No matter which engine-transmission combo the Mazda3 features, its fuel economy isn’t as good as the Civic’s. With the 2.0-liter under the hood, the Mazda gets the same 31 mpg (7.5 L/100 km) combined regardless of gearbox, while the larger engine combined with the manual does slightly worse at 28 mpg (8.3 L/100 km) and 30 mpg (7.9 L/100 km) with the automatic. The Civic, meanwhile, with its much more modern powertrain, gets fuel economy ratings of 33 mpg (7.2 L/100 km) combined with the manual transmission and 34 mpg (6.9 L/100 km) with the CVT. Our actual fuel economy with both cars was closer to their respective city averages during our testing, though conditions were less than optimal and both were clad in winter tires.
A Better Drive
When it comes to the way the two competitors drive, the Mazda3 comes out on top — especially when it comes to sheer engagement. As part of its update for 2017, Mazda revised the compact’s suspension setup to include new dampers at all four corners. While not exactly wholly different than before, they do a nice job of providing a smooth and quiet ride that errs on the sporty side. The same goes for the tight chassis and nicely weighted steering setup, which both make the Mazda fun to drive when called upon.
The Mazda3 also features a new G-Vectoring Control system that uses engine braking to improve cornering performance. Unlike other automakers’ brake-based systems, Mazda’s G-Vectoring reduces engine torque ever so slightly in response to steering input, shifting more of the car’s weight to the front wheels for improved traction and turn-in response. As the car works through the turn the torque that was put on hold is reengaged, shifting the weight back to the rear wheels for improved stability and corner exit. The whole process happens in a split second and is virtually imperceptible while behind the wheel, but that’s the point.
The Civic, however, is no slouch either and can be fun to drive while also smoothing uneven roads with ease. Like the Mazda3, the Civic features front MacPherson struts and a multi-link rear suspension. The Civic’s steering, however, isn’t quite as dialed in as the Mazda’s and it doesn’t provide as much feedback, though the brake-based torque-vectoring system works well to improve the car’s cornering ability even if there’s slightly more body roll.
On its own the Civic hatch seems like a fun car to drive, but compared to the Mazda3 it’s sort of sloppy. And that’s why it’s crucial to test drive at least a couple of cars when shopping for a new one. Even for those folks dead-set on a certain model, driving another one or two competitors before buying can help reinforce strengths and, more importantly, identify weaknesses.

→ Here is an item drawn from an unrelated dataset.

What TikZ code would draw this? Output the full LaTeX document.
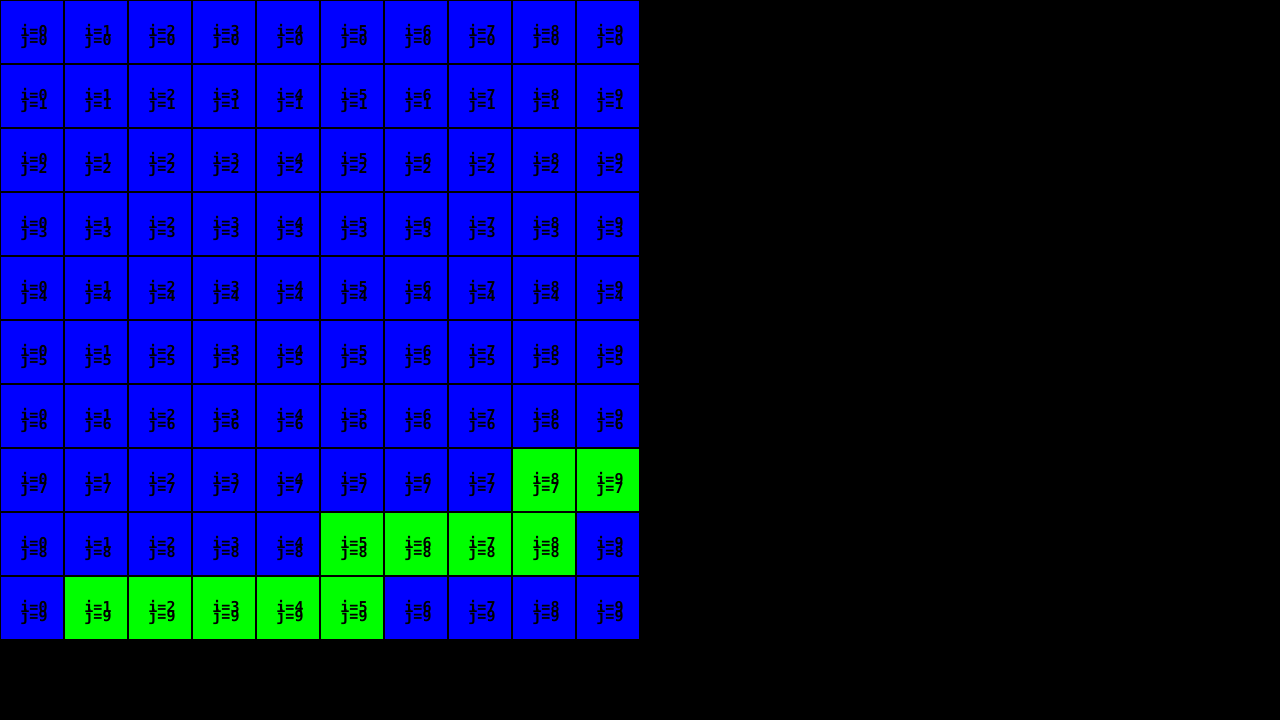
\documentclass[tikz,border=0pt]{standalone}
\usepackage{fontspec}
\setmonofont{DejaVu Sans Mono}
\newcommand\celltightlines{\lineskiplimit-100pt\relax\lineskip0pt\relax}
\tikzset{
  cellbox/.style={rectangle, draw=black, line width=2pt, minimum size=64pt, inner sep=0pt,
    fill=blue},
  celltext/.style={text=black, align=center, inner sep=0pt, xshift=2pt, yshift=-4pt,
    font=\ttfamily\bfseries\fontsize{15}{9}\selectfont\celltightlines},
  c8-7/.style={fill=green}, c9-7/.style={fill=green},
  c5-8/.style={fill=green}, c6-8/.style={fill=green}, c7-8/.style={fill=green}, c8-8/.style={fill=green},
  c1-9/.style={fill=green}, c2-9/.style={fill=green}, c3-9/.style={fill=green}, c4-9/.style={fill=green}, c5-9/.style={fill=green}
}
\begin{document}
\begin{tikzpicture}[x=1pt,y=-1pt]
\fill[black] (0,0) rectangle (1280,720);
\useasboundingbox (0,0) rectangle (1280,720);
\foreach \j in {0,...,9} {
  \foreach \i in {0,...,9} {
    \node[cellbox, c\i-\j/.try, label={[celltext]center:{i=\i\\j=\j}}] (c\i\j) at ({32+64*\i},{32+64*\j}) {};
  }
}
\end{tikzpicture}
\end{document}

Inside, both the Mazda3 and Honda Civic have good things going for them. While styling is subjective, the Mazda’s cabin features a design that’s a little easier on the eyes thanks to cleaner, more symmetrical lines and a greater array of materials. That story is certainly true in higher trim grades, with the leather in the Mazda feeling more supple and substantial than the stuff used in the Honda.
There’s nothing inherently wrong with the Civic’s cabin, though certain materials aren’t all that nice to the touch — especially on lower grade trims. It is, however, a pretty good package for the price. The Civic hatch starts at $19,700 ($21,490 in Canada), which is slightly more than the Mazda3 hatch though still pretty budget-friendly. That base price doesn’t include a whole lot of desirable features, though they can be added for nominal price increases.
Items like a seven-inch touchscreen infotainment system with Apple CarPlay and Android Auto capability, for example, comes into play on the Sport grade, which commands only a $1,600 premium over base versions. (Canadian cars, meanwhile, feature that same touch-sensitive screen as standard fare.)
From there, a whole array of comfort, convenience and — and maybe more importantly — safety features can be added, including heated seats and steering wheel, as well as adaptive cruise control, lane-keep assist and forward collision mitigation braking, among others. Those safety features, which make up the Honda Sensing suite, don’t simply cater to demand, but work as well as those offered in much pricier rides.
Shifting to the Mazda’s interior, it’s a similar story to the Honda’s in terms of feature availability, though it still does without those aforementioned smartphone syncing interfaces. The infotainment system, which runs through a seven-inch unit, sits atop the dash and can be operated through the touch of a finger or the console-mounted controller. The interface itself isn’t quite as modern and fluid as Honda’s and looks slightly more juvenile, though it’s easy to adjust to over time.
Like the Civic, the Mazda3 is available with a full suite of safety features, including adaptive cruise control, lane-keep assist, and forward collision mitigation, all of which work well and offer good value for the money. The safety suite can only be added to the top Grand Touring trim, which command a $4,800 premium over the $20,145 base price ($19,550 in Canada). That price is quite a bit less than the Civic’s peak price of $28,300 ($29,490 in Canada) while offering a better overall atmosphere inside.
The Verdict: 2017 Mazda3 vs Honda Civic Hatchback
There’s a reason the Honda Civic and Mazda3 have proven themselves to be two of our favorite five-doors on the market. Both are practical and fun, but neither will break the bank, with the Mazda doing a slightly better job of saving a few bucks. If it weren’t for the crucially important factors of interior space and infotainment, the Mazda3 would have swept this comparison hands down. The Honda bests it in both of those categories, but it’s just not quite as nice to drive, and that’s what it all boils down to in my books when it comes to commuter-friendly compacts.
The new kid on the block gave the savvy veteran a run for its money in this compact shootout, and while the Mazda3 is beginning to show signs of age, it still has what it takes to hold down the top spot on our list of compact hatchbacks on the market.